start DATA SECTION

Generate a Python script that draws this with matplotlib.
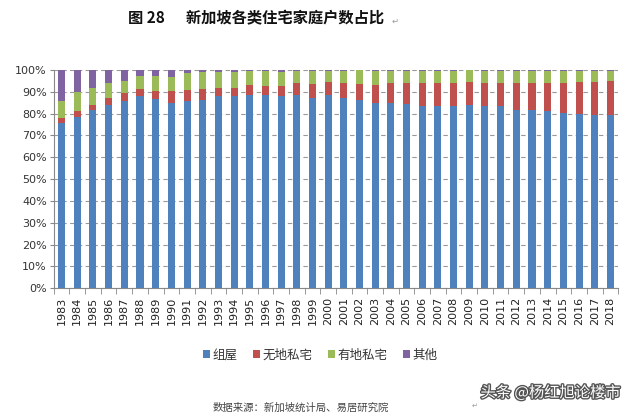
import matplotlib
matplotlib.use("Agg")
import matplotlib.pyplot as plt
import matplotlib.patheffects as pe
import numpy as np

plt.rcParams['font.family'] = ['Noto Sans CJK SC', 'DejaVu Sans']

years = [str(y) for y in range(1983, 2019)]
hdb = [75.5, 78.5, 81.5, 84.0, 86.0, 87.9, 86.7, 84.8, 86.0, 86.4, 88.2, 88.2,
       88.6, 88.6, 87.9, 88.6, 87.1, 88.6, 87.1, 86.1, 84.8, 84.8, 84.5, 83.3,
       83.6, 83.3, 84.1, 83.6, 83.3, 81.5, 81.8, 81.1, 80.3, 80.0, 79.5, 79.5]
condo = [2.5, 2.5, 2.5, 3.0, 3.5, 3.3, 3.5, 5.4, 5.0, 4.8, 3.5, 3.8,
         4.6, 4.1, 4.8, 5.3, 6.5, 6.1, 6.8, 7.6, 8.4, 9.1, 9.7, 10.9,
         10.6, 10.6, 10.3, 10.6, 10.6, 12.7, 12.4, 12.8, 13.6, 14.7, 15.2, 15.7]
landed = [8.0, 9.0, 8.0, 7.0, 5.5, 6.1, 7.1, 6.8, 7.6, 7.8, 7.4, 7.1,
          6.4, 7.0, 6.5, 5.8, 6.0, 5.0, 5.8, 6.1, 6.5, 5.8, 5.5, 5.5,
          5.5, 5.8, 5.5, 5.5, 5.8, 5.5, 5.5, 5.8, 5.8, 5.0, 5.0, 4.5]
other = [round(100 - a - b - c, 2) for a, b, c in zip(hdb, condo, landed)]

series = [("组屋", hdb, "#4F81BD"), ("无地私宅", condo, "#C0504D"),
          ("有地私宅", landed, "#9BBB59"), ("其他", other, "#8064A2")]

fig = plt.figure(figsize=(6.4, 4.17), dpi=100)
ax = fig.add_axes([0.084, 0.309, 0.882, 0.523])

x = np.arange(len(years))
bottom = np.zeros(len(years))
for name, vals, col in series:
    v = np.array(vals, dtype=float)
    ax.bar(x, v, 0.45, bottom=bottom, color=col, label=name, zorder=3)
    bottom += v

ax.set_xlim(-0.5, len(years) - 0.5)
ax.set_ylim(0, 100)
ax.set_yticks(np.arange(0, 101, 10))
ax.set_yticklabels([f"{v}%" for v in range(0, 101, 10)], fontsize=8, color="#333333",
                   family=['DejaVu Sans'])
ax.yaxis.grid(True, linestyle=(0, (4, 3)), color="#999999", linewidth=0.8, zorder=0)
ax.tick_params(axis='y', length=3, color="#888888", pad=2)

ax.set_xticks(x)
ax.set_xticklabels(years, rotation=90, fontsize=8, color="#222222", family=['DejaVu Sans'])
ax.set_xticks(np.arange(-0.5, len(years), 1), minor=True)
ax.tick_params(axis='x', which='major', length=0, pad=6)
ax.tick_params(axis='x', which='minor', length=4, color="#888888")

for s in ['top', 'right']:
    ax.spines[s].set_visible(False)
for s in ['left', 'bottom']:
    ax.spines[s].set_color("#888888")
    ax.spines[s].set_linewidth(0.8)

leg = fig.legend(loc='center', bbox_to_anchor=(0.50, 0.148), ncol=4, frameon=False,
                 fontsize=9, handlelength=0.6, handleheight=0.6, handletextpad=0.2,
                 columnspacing=1.2)
for t in leg.get_texts():
    t.set_color("#333333")

fig.text(0.40, 0.957, "图 28      新加坡各类住宅家庭户数占比", ha='center', va='center',
         fontsize=11, fontweight='bold', color="#111111")
fig.text(0.612, 0.950, "↵", ha='left', va='center', fontsize=6, color="#999999",
         family=['DejaVu Sans'])

fig.text(0.47, 0.022, "数据来源：新加坡统计局、易居研究院", ha='center', va='center',
         fontsize=7.5, color="#444444")
fig.text(0.737, 0.026, "↵", ha='left', va='center', fontsize=5, color="#999999",
         family=['DejaVu Sans'])

wm = fig.text(0.86, 0.058, "头条 @杨红旭论楼市", ha='center', va='center',
              fontsize=11, color="white")
wm.set_path_effects([pe.withStroke(linewidth=2, foreground="#555555")])

fig.savefig("out.png", dpi=100)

end DATA SECTION

• [TASK STATEMENT] Write out the whole listing exactly, and drop the pictures.

• [ANSWER IN FULL]
Generate a Python script that draws this with matplotlib.
import matplotlib
matplotlib.use("Agg")
import matplotlib.pyplot as plt
import matplotlib.patheffects as pe
import numpy as np

plt.rcParams['font.family'] = ['Noto Sans CJK SC', 'DejaVu Sans']

years = [str(y) for y in range(1983, 2019)]
hdb = [75.5, 78.5, 81.5, 84.0, 86.0, 87.9, 86.7, 84.8, 86.0, 86.4, 88.2, 88.2,
       88.6, 88.6, 87.9, 88.6, 87.1, 88.6, 87.1, 86.1, 84.8, 84.8, 84.5, 83.3,
       83.6, 83.3, 84.1, 83.6, 83.3, 81.5, 81.8, 81.1, 80.3, 80.0, 79.5, 79.5]
condo = [2.5, 2.5, 2.5, 3.0, 3.5, 3.3, 3.5, 5.4, 5.0, 4.8, 3.5, 3.8,
         4.6, 4.1, 4.8, 5.3, 6.5, 6.1, 6.8, 7.6, 8.4, 9.1, 9.7, 10.9,
         10.6, 10.6, 10.3, 10.6, 10.6, 12.7, 12.4, 12.8, 13.6, 14.7, 15.2, 15.7]
landed = [8.0, 9.0, 8.0, 7.0, 5.5, 6.1, 7.1, 6.8, 7.6, 7.8, 7.4, 7.1,
          6.4, 7.0, 6.5, 5.8, 6.0, 5.0, 5.8, 6.1, 6.5, 5.8, 5.5, 5.5,
          5.5, 5.8, 5.5, 5.5, 5.8, 5.5, 5.5, 5.8, 5.8, 5.0, 5.0, 4.5]
other = [round(100 - a - b - c, 2) for a, b, c in zip(hdb, condo, landed)]

series = [("组屋", hdb, "#4F81BD"), ("无地私宅", condo, "#C0504D"),
          ("有地私宅", landed, "#9BBB59"), ("其他", other, "#8064A2")]

fig = plt.figure(figsize=(6.4, 4.17), dpi=100)
ax = fig.add_axes([0.084, 0.309, 0.882, 0.523])

x = np.arange(len(years))
bottom = np.zeros(len(years))
for name, vals, col in series:
    v = np.array(vals, dtype=float)
    ax.bar(x, v, 0.45, bottom=bottom, color=col, label=name, zorder=3)
    bottom += v

ax.set_xlim(-0.5, len(years) - 0.5)
ax.set_ylim(0, 100)
ax.set_yticks(np.arange(0, 101, 10))
ax.set_yticklabels([f"{v}%" for v in range(0, 101, 10)], fontsize=8, color="#333333",
                   family=['DejaVu Sans'])
ax.yaxis.grid(True, linestyle=(0, (4, 3)), color="#999999", linewidth=0.8, zorder=0)
ax.tick_params(axis='y', length=3, color="#888888", pad=2)

ax.set_xticks(x)
ax.set_xticklabels(years, rotation=90, fontsize=8, color="#222222", family=['DejaVu Sans'])
ax.set_xticks(np.arange(-0.5, len(years), 1), minor=True)
ax.tick_params(axis='x', which='major', length=0, pad=6)
ax.tick_params(axis='x', which='minor', length=4, color="#888888")

for s in ['top', 'right']:
    ax.spines[s].set_visible(False)
for s in ['left', 'bottom']:
    ax.spines[s].set_color("#888888")
    ax.spines[s].set_linewidth(0.8)

leg = fig.legend(loc='center', bbox_to_anchor=(0.50, 0.148), ncol=4, frameon=False,
                 fontsize=9, handlelength=0.6, handleheight=0.6, handletextpad=0.2,
                 columnspacing=1.2)
for t in leg.get_texts():
    t.set_color("#333333")

fig.text(0.40, 0.957, "图 28      新加坡各类住宅家庭户数占比", ha='center', va='center',
         fontsize=11, fontweight='bold', color="#111111")
fig.text(0.612, 0.950, "↵", ha='left', va='center', fontsize=6, color="#999999",
         family=['DejaVu Sans'])

fig.text(0.47, 0.022, "数据来源：新加坡统计局、易居研究院", ha='center', va='center',
         fontsize=7.5, color="#444444")
fig.text(0.737, 0.026, "↵", ha='left', va='center', fontsize=5, color="#999999",
         family=['DejaVu Sans'])

wm = fig.text(0.86, 0.058, "头条 @杨红旭论楼市", ha='center', va='center',
              fontsize=11, color="white")
wm.set_path_effects([pe.withStroke(linewidth=2, foreground="#555555")])

fig.savefig("out.png", dpi=100)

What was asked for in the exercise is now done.